## TASK TO COMPLETE
Please retype the data in full and exactly; the pictures are not part of the copy.

====== EXCERPTED DATA ======

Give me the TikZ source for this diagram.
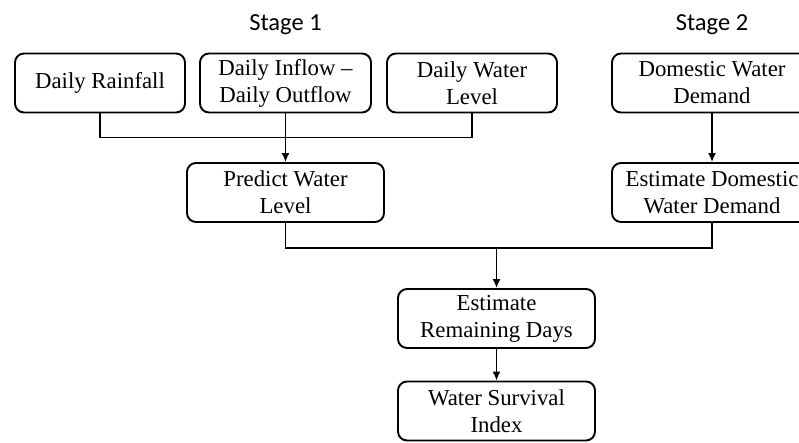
\documentclass[tikz,border=0pt]{standalone}
\usepackage{fontspec}
\setmainfont{Liberation Serif}
\newfontfamily\stagefont{Carlito}
\usetikzlibrary{arrows.meta}

\begin{document}
\begin{tikzpicture}[x=1pt, y=-1pt,
    box/.style={rectangle, rounded corners=9pt, draw=black, line width=1.9pt,
        minimum height=59pt, inner sep=0pt, align=center,
        font=\fontsize{22.8}{27}\selectfont},
    label/.style={font=\stagefont\fontsize{24.5}{28}\selectfont},
    edge/.style={line width=1.7pt, -},
    arrow/.style={line width=1.7pt, -{Latex[length=9pt, width=8pt]}}
]
    \useasboundingbox (0,0) rectangle (799,442);
    \node[label] (s1) at (285.5,25) {Stage 1};
    \node[label] (s2) at (712,25) {Stage 2};
    \node[box, minimum width=170pt] (rain) at (100,83) {Daily Rainfall};
    \node[box, minimum width=171pt] (inflow) at (285.5,83) {Daily Inflow --\\Daily Outflow};
    \node[box, minimum width=170pt] (level) at (472,83) {Daily Water\\Level};
    \node[box, minimum width=200pt] (demand) at (712,83) {Domestic Water\\Demand};
    \node[box, minimum width=197pt] (predict) at (285.5,192.5) {Predict Water\\Level};
    \node[box, minimum width=200pt] (estdemand) at (712,192.5) {Estimate Domestic\\Water Demand};
    \node[box, minimum width=197pt] (remain) at (496.5,318.5) {Estimate\\Remaining Days};
    \node[box, minimum width=197pt] (wsi) at (496.5,411) {Water Survival\\Index};
    \coordinate (join) at (496.5,247);
    \draw[edge] (rain.south) -- ++(0,24) -| (level.south);
    \draw[arrow] (inflow.south) -- (predict.north);
    \draw[arrow] (demand.south) -- (estdemand.north);
    \draw[edge] (predict.south) -- ++(0,25) -| (estdemand.south);
    \draw[arrow] (join) -- (remain.north);
    \draw[arrow] (remain.south) -- (wsi.north);
\end{tikzpicture}
\end{document}
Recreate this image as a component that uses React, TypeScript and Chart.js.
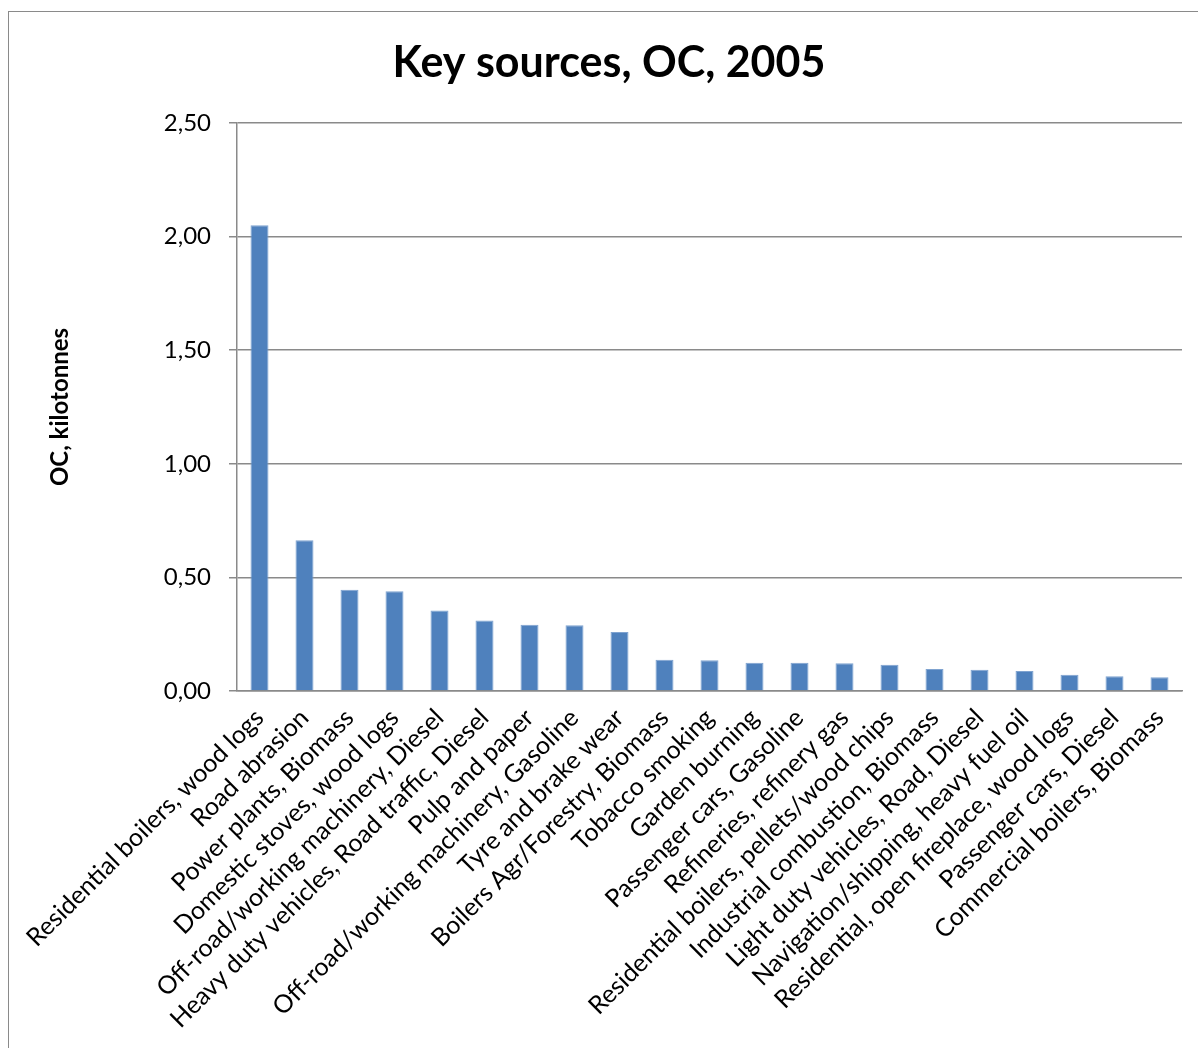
import React, { useEffect, useRef } from "react";
import { Chart, registerables } from "chart.js";

Chart.register(...registerables);

const categories: string[] = [
  "Residential boilers, wood logs",
  "Road abrasion",
  "Power plants, Biomass",
  "Domestic stoves, wood logs",
  "Off-road/working machinery, Diesel",
  "Heavy duty vehicles, Road traffic, Diesel",
  "Pulp and paper",
  "Off-road/working machinery, Gasoline",
  "Tyre and brake wear",
  "Boilers Agr/Forestry, Biomass",
  "Tobacco smoking",
  "Garden burning",
  "Passenger cars, Gasoline",
  "Refineries, refinery gas",
  "Residential boilers, pellets/wood chips",
  "Industrial combustion, Biomass",
  "Light duty vehicles, Road, Diesel",
  "Navigation/shipping, heavy fuel oil",
  "Residential, open fireplace, wood logs",
  "Passenger cars, Diesel",
  "Commercial boilers, Biomass",
];

const ocValues: number[] = [
  2.05, 0.664, 0.446, 0.439, 0.354, 0.31, 0.292, 0.289, 0.26, 0.138, 0.135,
  0.124, 0.124, 0.122, 0.115, 0.097, 0.094, 0.088, 0.071, 0.065, 0.06,
];

const yTicks: number[] = [0, 0.5, 1.0, 1.5, 2.0, 2.5];

const titleText = "Key sources, OC, 2005";
const yTitle = "OC, kilotonnes";

const FONT = "Lato, 'Open Sans', sans-serif";
const W = 1198;
const H = 1048;

export default function App() {
  const ref = useRef<HTMLCanvasElement | null>(null);

  useEffect(() => {
    if (!ref.current) return;
    const titlePlugin = {
      id: "customTitle",
      afterDraw(chart: any) {
        const ctx = chart.ctx;
        ctx.save();
        ctx.font = `bold 43px ${FONT}`;
        ctx.fillStyle = "#000";
        ctx.textAlign = "center";
        ctx.textBaseline = "middle";
        ctx.fillText(titleText, 609, 63);
        ctx.restore();
      },
    };
    const chart = new Chart(ref.current, {
      type: "bar",
      data: {
        labels: categories,
        datasets: [
          {
            data: ocValues,
            backgroundColor: "#4F81BD",
            borderColor: "#7FA3D0",
            borderWidth: { top: 1, left: 1, right: 1, bottom: 0 } as any,
            barPercentage: 0.4,
            categoryPercentage: 1.0,
          },
        ],
      },
      options: {
        responsive: false,
        animation: false,
        layout: { padding: { left: 0, right: 16, top: 123, bottom: 0 } },
        plugins: {
          legend: { display: false },
          tooltip: { enabled: false },
          title: { display: false },
        },
        scales: {
          x: {
            grid: { display: false, drawTicks: false },
            border: { display: true, color: "#8a8a8a", width: 1.5 },
            ticks: {
              autoSkip: false,
              maxRotation: 45,
              minRotation: 45,
              padding: 12,
              color: "#000",
              font: { family: FONT, size: 25 },
            },
            afterFit(scale: any) {
              scale.height = H - 691;
            },
          },
          y: {
            min: 0,
            max: 2.5,
            afterBuildTicks(scale: any) {
              scale.ticks = yTicks.map((v) => ({ value: v }));
            },
            grid: {
              color: "#8a8a8a",
              lineWidth: 1.5,
              drawTicks: true,
              tickLength: 8,
              tickColor: "#8a8a8a",
            },
            border: { display: true, color: "#8a8a8a", width: 1.5 },
            ticks: {
              padding: 18,
              color: "#000",
              font: { family: FONT, size: 24 },
              callback: (v: any) => Number(v).toFixed(2).replace(".", ","),
            },
            title: {
              display: true,
              text: yTitle,
              color: "#000",
              font: { family: FONT, size: 24, weight: "bold" },
              padding: { top: 46, bottom: 0 },
            },
            afterFit(scale: any) {
              scale.width = 237;
            },
          },
        },
      },
      plugins: [titlePlugin],
    } as any);
    return () => chart.destroy();
  }, []);

  return (
    <div
      style={{
        position: "absolute",
        left: 0,
        top: 0,
        width: W,
        height: H,
        overflow: "hidden",
        background: "#fff",
      }}
    >
      <div
        style={{
          position: "absolute",
          left: 8,
          top: 11,
          width: W,
          height: H,
          borderLeft: "1.5px solid #8a8a8a",
          borderTop: "1.5px solid #8a8a8a",
        }}
      />
      <canvas
        ref={ref}
        width={W}
        height={H}
        style={{ position: "absolute", left: 0, top: 0, width: W, height: H }}
      />
    </div>
  );
}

======

## SOLUTION FOR THIS TASK
Give me the TikZ source for this diagram.
\documentclass[tikz,border=0pt]{standalone}
\usepackage{fontspec}
\setmainfont{Liberation Serif}
\newfontfamily\stagefont{Carlito}
\usetikzlibrary{arrows.meta}

\begin{document}
\begin{tikzpicture}[x=1pt, y=-1pt,
    box/.style={rectangle, rounded corners=9pt, draw=black, line width=1.9pt,
        minimum height=59pt, inner sep=0pt, align=center,
        font=\fontsize{22.8}{27}\selectfont},
    label/.style={font=\stagefont\fontsize{24.5}{28}\selectfont},
    edge/.style={line width=1.7pt, -},
    arrow/.style={line width=1.7pt, -{Latex[length=9pt, width=8pt]}}
]
    \useasboundingbox (0,0) rectangle (799,442);
    \node[label] (s1) at (285.5,25) {Stage 1};
    \node[label] (s2) at (712,25) {Stage 2};
    \node[box, minimum width=170pt] (rain) at (100,83) {Daily Rainfall};
    \node[box, minimum width=171pt] (inflow) at (285.5,83) {Daily Inflow --\\Daily Outflow};
    \node[box, minimum width=170pt] (level) at (472,83) {Daily Water\\Level};
    \node[box, minimum width=200pt] (demand) at (712,83) {Domestic Water\\Demand};
    \node[box, minimum width=197pt] (predict) at (285.5,192.5) {Predict Water\\Level};
    \node[box, minimum width=200pt] (estdemand) at (712,192.5) {Estimate Domestic\\Water Demand};
    \node[box, minimum width=197pt] (remain) at (496.5,318.5) {Estimate\\Remaining Days};
    \node[box, minimum width=197pt] (wsi) at (496.5,411) {Water Survival\\Index};
    \coordinate (join) at (496.5,247);
    \draw[edge] (rain.south) -- ++(0,24) -| (level.south);
    \draw[arrow] (inflow.south) -- (predict.north);
    \draw[arrow] (demand.south) -- (estdemand.north);
    \draw[edge] (predict.south) -- ++(0,25) -| (estdemand.south);
    \draw[arrow] (join) -- (remain.north);
    \draw[arrow] (remain.south) -- (wsi.north);
\end{tikzpicture}
\end{document}
Recreate this image as a component that uses React, TypeScript and Chart.js.
import React, { useEffect, useRef } from "react";
import { Chart, registerables } from "chart.js";

Chart.register(...registerables);

const categories: string[] = [
  "Residential boilers, wood logs",
  "Road abrasion",
  "Power plants, Biomass",
  "Domestic stoves, wood logs",
  "Off-road/working machinery, Diesel",
  "Heavy duty vehicles, Road traffic, Diesel",
  "Pulp and paper",
  "Off-road/working machinery, Gasoline",
  "Tyre and brake wear",
  "Boilers Agr/Forestry, Biomass",
  "Tobacco smoking",
  "Garden burning",
  "Passenger cars, Gasoline",
  "Refineries, refinery gas",
  "Residential boilers, pellets/wood chips",
  "Industrial combustion, Biomass",
  "Light duty vehicles, Road, Diesel",
  "Navigation/shipping, heavy fuel oil",
  "Residential, open fireplace, wood logs",
  "Passenger cars, Diesel",
  "Commercial boilers, Biomass",
];

const ocValues: number[] = [
  2.05, 0.664, 0.446, 0.439, 0.354, 0.31, 0.292, 0.289, 0.26, 0.138, 0.135,
  0.124, 0.124, 0.122, 0.115, 0.097, 0.094, 0.088, 0.071, 0.065, 0.06,
];

const yTicks: number[] = [0, 0.5, 1.0, 1.5, 2.0, 2.5];

const titleText = "Key sources, OC, 2005";
const yTitle = "OC, kilotonnes";

const FONT = "Lato, 'Open Sans', sans-serif";
const W = 1198;
const H = 1048;

export default function App() {
  const ref = useRef<HTMLCanvasElement | null>(null);

  useEffect(() => {
    if (!ref.current) return;
    const titlePlugin = {
      id: "customTitle",
      afterDraw(chart: any) {
        const ctx = chart.ctx;
        ctx.save();
        ctx.font = `bold 43px ${FONT}`;
        ctx.fillStyle = "#000";
        ctx.textAlign = "center";
        ctx.textBaseline = "middle";
        ctx.fillText(titleText, 609, 63);
        ctx.restore();
      },
    };
    const chart = new Chart(ref.current, {
      type: "bar",
      data: {
        labels: categories,
        datasets: [
          {
            data: ocValues,
            backgroundColor: "#4F81BD",
            borderColor: "#7FA3D0",
            borderWidth: { top: 1, left: 1, right: 1, bottom: 0 } as any,
            barPercentage: 0.4,
            categoryPercentage: 1.0,
          },
        ],
      },
      options: {
        responsive: false,
        animation: false,
        layout: { padding: { left: 0, right: 16, top: 123, bottom: 0 } },
        plugins: {
          legend: { display: false },
          tooltip: { enabled: false },
          title: { display: false },
        },
        scales: {
          x: {
            grid: { display: false, drawTicks: false },
            border: { display: true, color: "#8a8a8a", width: 1.5 },
            ticks: {
              autoSkip: false,
              maxRotation: 45,
              minRotation: 45,
              padding: 12,
              color: "#000",
              font: { family: FONT, size: 25 },
            },
            afterFit(scale: any) {
              scale.height = H - 691;
            },
          },
          y: {
            min: 0,
            max: 2.5,
            afterBuildTicks(scale: any) {
              scale.ticks = yTicks.map((v) => ({ value: v }));
            },
            grid: {
              color: "#8a8a8a",
              lineWidth: 1.5,
              drawTicks: true,
              tickLength: 8,
              tickColor: "#8a8a8a",
            },
            border: { display: true, color: "#8a8a8a", width: 1.5 },
            ticks: {
              padding: 18,
              color: "#000",
              font: { family: FONT, size: 24 },
              callback: (v: any) => Number(v).toFixed(2).replace(".", ","),
            },
            title: {
              display: true,
              text: yTitle,
              color: "#000",
              font: { family: FONT, size: 24, weight: "bold" },
              padding: { top: 46, bottom: 0 },
            },
            afterFit(scale: any) {
              scale.width = 237;
            },
          },
        },
      },
      plugins: [titlePlugin],
    } as any);
    return () => chart.destroy();
  }, []);

  return (
    <div
      style={{
        position: "absolute",
        left: 0,
        top: 0,
        width: W,
        height: H,
        overflow: "hidden",
        background: "#fff",
      }}
    >
      <div
        style={{
          position: "absolute",
          left: 8,
          top: 11,
          width: W,
          height: H,
          borderLeft: "1.5px solid #8a8a8a",
          borderTop: "1.5px solid #8a8a8a",
        }}
      />
      <canvas
        ref={ref}
        width={W}
        height={H}
        style={{ position: "absolute", left: 0, top: 0, width: W, height: H }}
      />
    </div>
  );
}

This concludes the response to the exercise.